Miracle in the Rain (dir. Rudolph Maté, 1956). A strange amalgam: New York as a lovers’ playground, life in wartime, existential despair, and supernatural forces. I said to Elaine that the story could have come from a Paul Harvey broadcast. So I’m not surprised to learn that the source is a novella (by Ben Hecht) first published in The Saturday Evening Post. The film has been widely panned, but the chameleonic Jane Wyman, the doughty Eileen Heckart, the New York location shots, and the story’s fablelike strangeness are powerfully redeeming virtues. ★★★★

*

Italianamerican (dir. Martin Scorsese, 1974). The director’s parents, Catherine and Charles, talking in the living room, dining room, and kitchen of their apartment on Elizabeth Street, Little Italy.
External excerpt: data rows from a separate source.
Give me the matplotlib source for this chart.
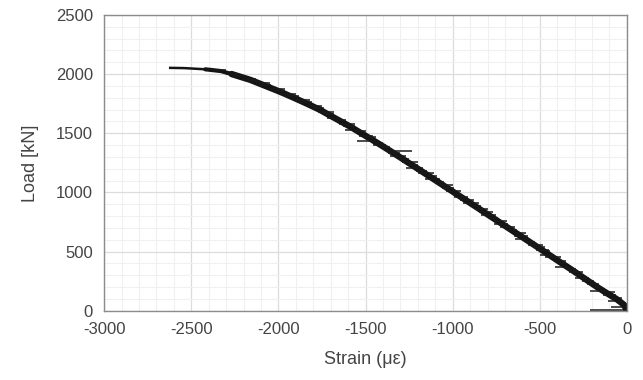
import matplotlib
matplotlib.use("Agg")
import matplotlib.pyplot as plt
from matplotlib.ticker import MultipleLocator

plt.rcParams['font.family'] = ['Liberation Sans', 'DejaVu Sans']
plt.rcParams['axes.unicode_minus'] = False

# main trend of the measured curve (strain in microstrain, load in kN)
trend_strain = [0, -16, -60, -116, -170, -220, -270, -320, -372, -423, -474, -525,
                -577, -629, -681, -733, -785, -836, -888, -940, -992, -1044, -1096,
                -1148, -1200, -1253, -1305, -1358, -1412, -1468, -1525, -1581, -1642,
                -1704, -1765, -1837, -1912, -1990, -2075, -2160, -2269, -2330, -2420,
                -2540, -2621]
trend_load = [0, 50, 100, 150, 200, 250, 300, 350, 400, 450, 500, 550,
              600, 650, 700, 750, 800, 850, 900, 950, 1000, 1050, 1100,
              1150, 1200, 1250, 1300, 1350, 1400, 1450, 1500, 1550, 1600,
              1650, 1700, 1750, 1800, 1850, 1900, 1950, 2000, 2025, 2040,
              2050, 2052]

# scatter of the readings around the trend (horizontal dashes)
spike_load = [5, 30, 80, 130, 170, 230, 280, 330, 370, 420, 470, 510, 560, 610, 660,
              710, 760, 810, 860, 910, 960, 1010, 1060, 1110, 1160, 1210, 1260, 1310,
              1350, 1400, 1438, 1480, 1530, 1580, 1630, 1680, 1730, 1780, 1830, 1870,
              1920, 1960, 2000, 2030,
              55, 105, 155, 205, 255, 305, 355, 405, 455, 505, 535, 585, 635, 685,
              735, 785, 835, 885, 935, 985, 1035, 1085, 1135, 1185, 1235, 1285, 1335,
              1385, 1415, 1465, 1515, 1565, 1615, 1665, 1715, 1765, 1815, 1860, 1910,
              1945, 1985]
spike_left = [-212, -90, -110, -140, -210, -230, -300, -330, -410, -420, -500, -520,
              -570, -640, -650, -730, -760, -840, -870, -940, -990, -1040, -1080,
              -1160, -1200, -1270, -1290, -1360, -1380, -1460, -1550, -1540, -1620,
              -1650, -1720, -1770, -1830, -1900, -1990, -2050, -2130, -2210, -2300,
              -2380,
              -45, -90, -140, -190, -260, -300, -350, -390, -470, -500, -540, -580,
              -650, -690, -760, -790, -850, -900, -960, -1000, -1060, -1100, -1150,
              -1210, -1250, -1310, -1370, -1410, -1450, -1500, -1560, -1630, -1680,
              -1740, -1800, -1880, -1960, -2030, -2110, -2180, -2260]
spike_right = [0, -5, -20, -60, -120, -160, -220, -250, -330, -350, -420, -450,
               -480, -560, -580, -640, -690, -750, -800, -850, -910, -950, -1000,
               -1070, -1110, -1170, -1200, -1270, -1235, -1380, -1440, -1460, -1530,
               -1560, -1650, -1680, -1750, -1820, -1900, -1960, -2050, -2130, -2230,
               -2300,
               10, -30, -70, -150, -190, -250, -290, -350, -380, -440, -470, -530,
               -570, -630, -680, -740, -770, -840, -880, -950, -990, -1050, -1090,
               -1150, -1200, -1250, -1300, -1360, -1400, -1440, -1500, -1560, -1610,
               -1680, -1740, -1810, -1880, -1960, -2040, -2110, -2190]

fig = plt.figure(figsize=(6.43, 3.80), dpi=100)
ax = fig.add_axes([0.162, 0.182, 0.813, 0.779])

# thick band up to the knee, tapering tail at the top
ax.plot(trend_strain[:-4], trend_load[:-4], color='#141414', lw=4.6, solid_capstyle='round')
ax.plot(trend_strain[-6:-2], trend_load[-6:-2], color='#141414', lw=3.0, solid_capstyle='round')
ax.plot(trend_strain[-4:], trend_load[-4:], color='#141414', lw=1.8)
ax.hlines(spike_load, spike_left, spike_right, color='#1a1a1a', lw=1.1)

ax.set_xlim(-3000, 0)
ax.set_ylim(0, 2500)
ax.xaxis.set_major_locator(MultipleLocator(500))
ax.xaxis.set_minor_locator(MultipleLocator(100))
ax.yaxis.set_major_locator(MultipleLocator(500))
ax.yaxis.set_minor_locator(MultipleLocator(100))
ax.grid(which='major', color='#dcdcdc', lw=0.9)
ax.grid(which='minor', color='#f0f0f0', lw=0.8)
ax.set_axisbelow(True)
ax.tick_params(which='both', length=0, labelsize=12, colors='#444444', pad=8)
for s in ax.spines.values():
    s.set_color('#8c8c8c')
    s.set_linewidth(1.0)

ax.set_xlabel('Strain (με)', fontsize=13, color='#444444', labelpad=10)
ax.set_ylabel('Load [kN]', fontsize=13, color='#444444', labelpad=12)

fig.savefig('out.png', dpi=100)
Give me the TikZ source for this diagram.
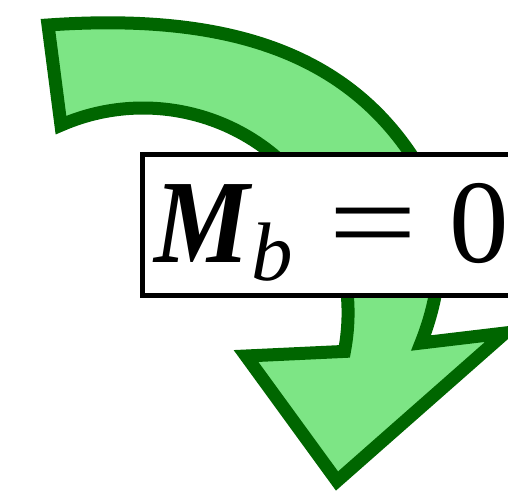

Life itself, complete with plastic covers for the furniture and a recipe for sauce. “I have a brother whose name is Salvatore. They called him Charlie.” ★★★★

*

The Last Waltz (dir. Martin Scorsese, 1978). Yes, it was Scorsese night on Turner Classics. The Band in a farewell performance, tight and loose, an incredible group of instrumentalists. The guest performers — who included Neil Diamond, Bob Dylan, Lawrence Ferlinghetti, Joni Mitchell, the Staples, and Muddy Waters — recall an era of eclectic taste (and audiences willing to listen, no pyrotechnics needed). The saddest thing about this film: the unmistakable signs, in so many scenes, that substances are everywhere. ★★★★

Related reading
All OCA film posts (Pinboard)

comments: 2

zzi said...

49th Parallel. When it's on I try to watch it up ot the Baker/religious sect part.
Stage Fright. Don't forget Alasdair Sim. (If I spelled Alastair wrong, blame my friend Alasdair). Saw it at the Skirball.

Michael Leddy said...

If you keep going, you’ll see the Leslie Howard part.

Yes, Sim (which I always misspell with an extra s) is terrific as the father.